Instructions for the task: Retype only what runs from the first line of the listing to the line holding "from matplotlib.ticker import", both included. Do not retype the pictures.

Source excerpt:
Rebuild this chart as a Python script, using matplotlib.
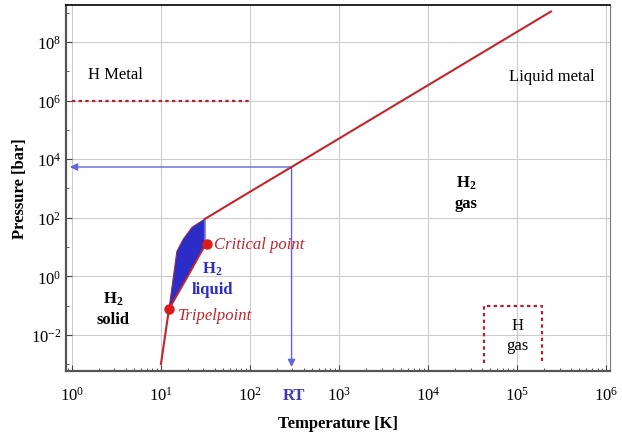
import matplotlib
matplotlib.use("Agg")
import matplotlib.pyplot as plt
from matplotlib.ticker import LogLocator, NullFormatter

plt.rcParams['font.family'] = ['Liberation Serif', 'DejaVu Serif']
plt.rcParams['mathtext.fontset'] = 'custom'
plt.rcParams['mathtext.rm'] = 'Liberation Serif'
plt.rcParams['mathtext.it'] = 'Liberation Serif:italic'
plt.rcParams['mathtext.bf'] = 'Liberation Serif:bold'

# phase boundaries of hydrogen (T in K, p in bar)
solid_T = [10.0, 12.3]
solid_p = [1.0e-3, 0.075]
melt_T = [12.3, 15.1, 17.7, 22.3, 31.0]
melt_p = [0.075, 7.1, 18, 47, 90]
upper_T = [31.0, 100, 293, 2.4e5]
upper_p = [90, 770, 5400, 1.1e9]
vapor_T = [12.3, 20, 31.0, 33]
vapor_p = [0.075, 1.0, 11, 13]
liquid_right_T = [31.0, 31.0]
liquid_right_p = [11, 90]

triple = (12.3, 0.075)
critical = (33, 13)
room_T = 293
room_p = 5400

metal_T = [1.0, 100]
metal_p = [1e6, 1e6]
hgas_T = [4.3e4, 4.3e4, 1.9e5, 1.9e5]
hgas_p = [1.1e-3, 0.1, 0.1, 1.1e-3]

red = '#c0262c'
blue = '#2c2cc8'
arrow_blue = '#6464d8'

fig = plt.figure(figsize=(6.22, 4.35), dpi=100)
ax = fig.add_axes([0.106, 0.145, 0.875, 0.841])
ax.set_xscale('log')
ax.set_yscale('log')
ax.set_xlim(10**-0.067, 10**6.045)
ax.set_ylim(10**-3.23, 10**9.26)

ax.set_xticks([10**k for k in range(0, 7)])
ax.set_yticks([10**k for k in range(-2, 9, 2)])
ax.xaxis.set_minor_locator(LogLocator(base=10, subs=range(2, 10), numticks=20))
ax.yaxis.set_minor_locator(LogLocator(base=10, subs=[1.0], numticks=30))
ax.xaxis.set_minor_formatter(NullFormatter())
ax.yaxis.set_minor_formatter(NullFormatter())
ax.tick_params(which='both', direction='in', labelsize=12, colors='#444444', labelcolor='black')
ax.tick_params(which='major', length=4)
ax.tick_params(which='minor', length=2.5)
ax.tick_params(axis='x', which='major', pad=11)
ax.grid(True, which='major', color='#cccccc', lw=0.8)
ax.set_axisbelow(True)
for s in ['left', 'bottom']:
    ax.spines[s].set_linewidth(1.6)
    ax.spines[s].set_color('#555555')
ax.spines['top'].set_linewidth(1.2)
ax.spines['top'].set_color('black')
ax.spines['right'].set_color('#777777')

# liquid region
ax.fill(melt_T + liquid_right_T[::-1][1:] + vapor_T[::-1][1:],
        melt_p + liquid_right_p[::-1][1:] + vapor_p[::-1][1:],
        color=blue, lw=0, zorder=2)
ax.plot(liquid_right_T, liquid_right_p, color='#8a8ae0', lw=0.8, zorder=3)
ax.plot(solid_T, solid_p, color=red, lw=1.5, zorder=3)
ax.plot(melt_T, melt_p, color='#8a3050', lw=0.8, zorder=3)
ax.plot(upper_T, upper_p, color=red, lw=1.5, zorder=3)
ax.plot(vapor_T, vapor_p, color=red, lw=1.4, zorder=3)
ax.plot(*triple, 'o', color='#dd1a1a', ms=6.5, zorder=4)
ax.plot(*critical, 'o', color='#dd1a1a', ms=6.5, zorder=4)

# room temperature arrows
arrow = dict(arrowstyle='-|>', color=arrow_blue, lw=1.0, mutation_scale=11, shrinkA=0, shrinkB=0)
ax.annotate('', xy=(0.95, room_p), xytext=(room_T, room_p), arrowprops=arrow, zorder=2)
ax.annotate('', xy=(room_T, 8e-4), xytext=(room_T, room_p), arrowprops=arrow, zorder=2)

# dotted boundaries
ax.plot(metal_T, metal_p, color='#b02030', lw=1.6, ls=(0, (1.5, 1.5)))
ax.plot(hgas_T, hgas_p, color='#b02030', lw=1.6, ls=(0, (1.5, 1.5)))

# labels
ax.text(1.5, 10**6.9, 'H Metal', fontsize=12, va='center', ha='left')
ax.text(10**5.87, 10**6.84, 'Liquid metal', fontsize=12, va='center', ha='right')
ax.text(10**4.43, 10**3.22, r'$\mathbf{H_2}$', fontsize=12, ha='center', va='center')
ax.text(10**4.43, 10**2.5, 'gas', fontsize=12, weight='bold', ha='center', va='center')
ax.text(10**0.46, 10**-0.75, r'$\mathbf{H_2}$', fontsize=12, ha='center', va='center')
ax.text(10**0.46, 10**-1.45, 'solid', fontsize=12, weight='bold', ha='center', va='center')
ax.text(10**1.573, 10**0.28, r'$\mathbf{H_2}$', fontsize=12, ha='center', va='center', color=blue)
ax.text(10**1.573, 10**-0.43, 'liquid', fontsize=12, weight='bold', ha='center', va='center', color=blue)
ax.text(10**1.6, 10**1.09, 'Critical point', fontsize=12, style='italic', ha='left', va='center', color=red)
ax.text(10**1.19, 10**-1.33, 'Tripelpoint', fontsize=12, style='italic', ha='left', va='center', color=red)
ax.text(10**5.0, 10**-1.66, 'H', fontsize=12, ha='center', va='center')
ax.text(10**5.0, 10**-2.34, 'gas', fontsize=12, ha='center', va='center')
ax.text(310, -0.045, 'RT', transform=ax.get_xaxis_transform(), fontsize=12, weight='bold',
        color='#3a3ab8', ha='center', va='top')

ax.set_xlabel('Temperature [K]', fontsize=12, weight='bold', labelpad=8)
ax.set_ylabel('Pressure [bar]', fontsize=12, weight='bold', labelpad=2)

fig.savefig('out.png', dpi=100)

Task answer:
Rebuild this chart as a Python script, using matplotlib.
import matplotlib
matplotlib.use("Agg")
import matplotlib.pyplot as plt
from matplotlib.ticker import LogLocator, NullFormatter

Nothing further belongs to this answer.